#### EXERCISE INSTRUCTIONS:
Repeat the full listing below verbatim and keep the images out.

#### PROVIDED MATERIAL:

──────────────────────────────

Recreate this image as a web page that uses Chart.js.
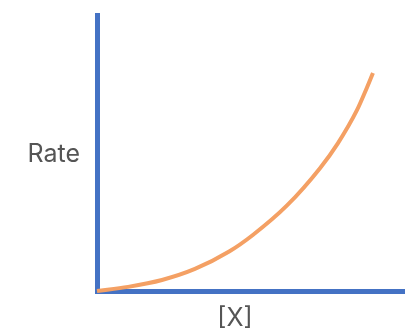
<!DOCTYPE html>
<html>
<head>
<meta charset="utf-8">
<script src="https://cdn.jsdelivr.net/npm/chart.js@4"></script>
<style>
  html, body { margin: 0; padding: 0; background: #ffffff; }
  #wrap { width: 405px; height: 336px; position: relative; }
</style>
</head>
<body>
<div id="wrap"><canvas id="c"></canvas></div>
<script>
// Data (arbitrary units, 0–10 on both axes)
const concentration = [0, 1.01, 2.11, 3.18, 4.29, 5.06, 6.17, 7.24, 7.82, 8.44, 8.70, 8.96];
const rate          = [0, 0.15, 0.40, 0.80, 1.43, 2.03, 3.10, 4.45, 5.35, 6.55, 7.20, 7.90];
const xTickValues = [4.48];
const xTickLabels = ['[X]'];
const yTickValues = [4.93];
const yTickLabels = ['Rate'];

const points = concentration.map((x, i) => ({ x: x, y: rate[i] }));
const axisBlue = '#4472C4';
const curveOrange = '#F4A064';
const textGray = '#555555';
const fontFamily = 'Inter, Roboto, "Liberation Sans", sans-serif';

new Chart(document.getElementById('c'), {
  type: 'line',
  data: {
    datasets: [{
      data: points,
      borderColor: curveOrange,
      borderWidth: 4,
      pointRadius: 0,
      fill: false,
      cubicInterpolationMode: 'monotone',
      clip: false
    }]
  },
  options: {
    responsive: true,
    maintainAspectRatio: false,
    animation: false,
    layout: { padding: { top: 15, right: 0, left: 0, bottom: 0 } },
    plugins: { legend: { display: false }, tooltip: { enabled: false } },
    scales: {
      x: {
        type: 'linear',
        min: 0, max: 10,
        grid: { display: false, drawTicks: false },
        border: { display: true, color: axisBlue, width: 5 },
        afterBuildTicks: s => { s.ticks = xTickValues.map(v => ({ value: v })); },
        afterFit: s => { s.height = 45; s.paddingLeft = 0; s.paddingRight = 0; },
        ticks: {
          padding: 12,
          color: textGray,
          font: { size: 25, family: fontFamily },
          callback: (v, i) => xTickLabels[i]
        }
      },
      y: {
        type: 'linear',
        min: 0, max: 10,
        grid: { display: false, drawTicks: false },
        border: { display: true, color: axisBlue, width: 5 },
        afterBuildTicks: s => { s.ticks = yTickValues.map(v => ({ value: v })); },
        afterFit: s => { s.width = 97; s.paddingTop = 0; s.paddingBottom = 0; },
        ticks: {
          padding: 17,
          color: textGray,
          font: { size: 25, family: fontFamily },
          callback: (v, i) => yTickLabels[i]
        }
      }
    }
  }
});
</script>
</body>
</html>
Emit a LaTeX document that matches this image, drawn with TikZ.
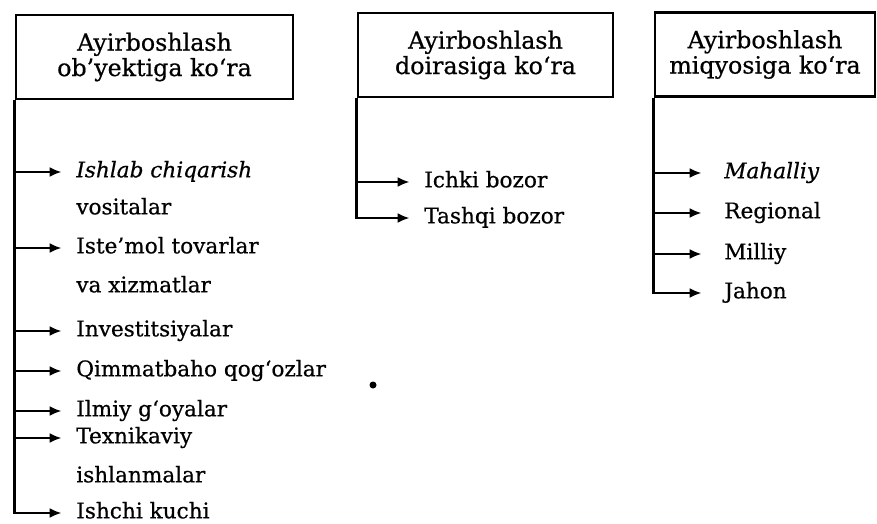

──────────────────────────────

#### ANSWER TO THE EXERCISE:
Recreate this image as a web page that uses Chart.js.
<!DOCTYPE html>
<html>
<head>
<meta charset="utf-8">
<script src="https://cdn.jsdelivr.net/npm/chart.js@4"></script>
<style>
  html, body { margin: 0; padding: 0; background: #ffffff; }
  #wrap { width: 405px; height: 336px; position: relative; }
</style>
</head>
<body>
<div id="wrap"><canvas id="c"></canvas></div>
<script>
// Data (arbitrary units, 0–10 on both axes)
const concentration = [0, 1.01, 2.11, 3.18, 4.29, 5.06, 6.17, 7.24, 7.82, 8.44, 8.70, 8.96];
const rate          = [0, 0.15, 0.40, 0.80, 1.43, 2.03, 3.10, 4.45, 5.35, 6.55, 7.20, 7.90];
const xTickValues = [4.48];
const xTickLabels = ['[X]'];
const yTickValues = [4.93];
const yTickLabels = ['Rate'];

const points = concentration.map((x, i) => ({ x: x, y: rate[i] }));
const axisBlue = '#4472C4';
const curveOrange = '#F4A064';
const textGray = '#555555';
const fontFamily = 'Inter, Roboto, "Liberation Sans", sans-serif';

new Chart(document.getElementById('c'), {
  type: 'line',
  data: {
    datasets: [{
      data: points,
      borderColor: curveOrange,
      borderWidth: 4,
      pointRadius: 0,
      fill: false,
      cubicInterpolationMode: 'monotone',
      clip: false
    }]
  },
  options: {
    responsive: true,
    maintainAspectRatio: false,
    animation: false,
    layout: { padding: { top: 15, right: 0, left: 0, bottom: 0 } },
    plugins: { legend: { display: false }, tooltip: { enabled: false } },
    scales: {
      x: {
        type: 'linear',
        min: 0, max: 10,
        grid: { display: false, drawTicks: false },
        border: { display: true, color: axisBlue, width: 5 },
        afterBuildTicks: s => { s.ticks = xTickValues.map(v => ({ value: v })); },
        afterFit: s => { s.height = 45; s.paddingLeft = 0; s.paddingRight = 0; },
        ticks: {
          padding: 12,
          color: textGray,
          font: { size: 25, family: fontFamily },
          callback: (v, i) => xTickLabels[i]
        }
      },
      y: {
        type: 'linear',
        min: 0, max: 10,
        grid: { display: false, drawTicks: false },
        border: { display: true, color: axisBlue, width: 5 },
        afterBuildTicks: s => { s.ticks = yTickValues.map(v => ({ value: v })); },
        afterFit: s => { s.width = 97; s.paddingTop = 0; s.paddingBottom = 0; },
        ticks: {
          padding: 17,
          color: textGray,
          font: { size: 25, family: fontFamily },
          callback: (v, i) => yTickLabels[i]
        }
      }
    }
  }
});
</script>
</body>
</html>
Emit a LaTeX document that matches this image, drawn with TikZ.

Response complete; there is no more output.